Les contradictions apparaissent également dans l’intime. Zoé Cleeren rappelle que certains hommes pro-féministes peinent à reconnaître leurs propres abus, préférant théoriser leur engagement plutôt que d’assumer des responsabilités concrètes dans leurs relations. Cette dissonance nourrit la méfiance : comment croire à l’implication d’hommes qui ne reconnaissent pas leurs propres torts ?

Pauline Harmange souligne encore un point crucial : vouloir inclure les hommes partout peut fragiliser les espaces non-mixtes féminins, patiemment conquis pour que les femmes puissent élaborer leurs stratégies sans être interrompues ou jugées. L’exigence d’inclusion masculine y est perçue comme une nouvelle forme d’intrusion.

Enfin, de nombreuses militantes pointent le risque de dépolitisation. Le travail sur les masculinités peut se réduire à des ateliers de développement personnel, centrés sur « le bien-être des hommes » plutôt que sur le démantèlement du patriarcat. Comme le note Dupuis-Déri, « si l’engagement devient un narcissisme de la déconstruction, il sert plus à l’ego qu’à la cause ».

À cela s’ajoute le contexte politique : la montée du masculinisme, notamment chez les jeunes, montre que l’espace laissé aux hommes pour parler de féminisme peut être récupéré par des courants hostiles.
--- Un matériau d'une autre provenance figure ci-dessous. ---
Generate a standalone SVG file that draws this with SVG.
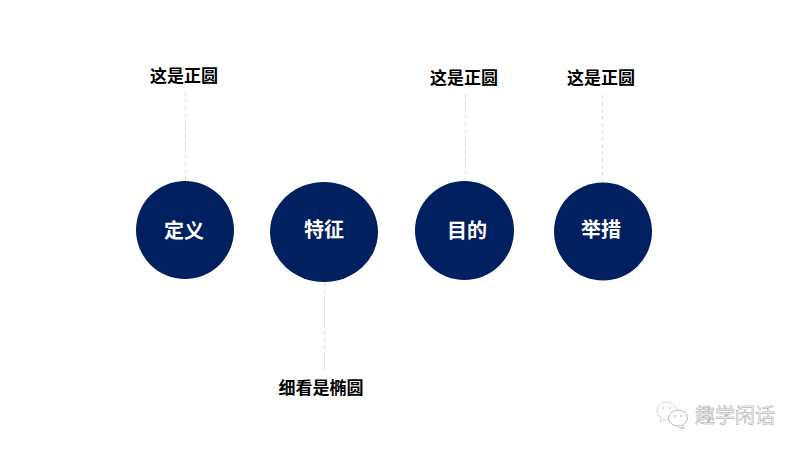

Dans un climat de backlash, chaque prise de parole masculine doit être interrogée : s’agit-il de renforcer les luttes féministes, ou de les neutraliser ?

Au fond, la critique n’est pas que les hommes s’engagent, mais la manière dont cet engagement se traduit. S’il se limite à occuper de la place, à réclamer de la reconnaissance ou à « voler » la centralité, il reproduit la domination qu’il prétend combattre. Pour beaucoup de militantes, mieux vaut alors que les hommes restent en retrait, écoutent et travaillent entre eux, plutôt que de venir saturer les espaces de lutte.


[i] Politique – Revue débat, Hommes et féminismes. Entre la parole et les actes, Numéro 129.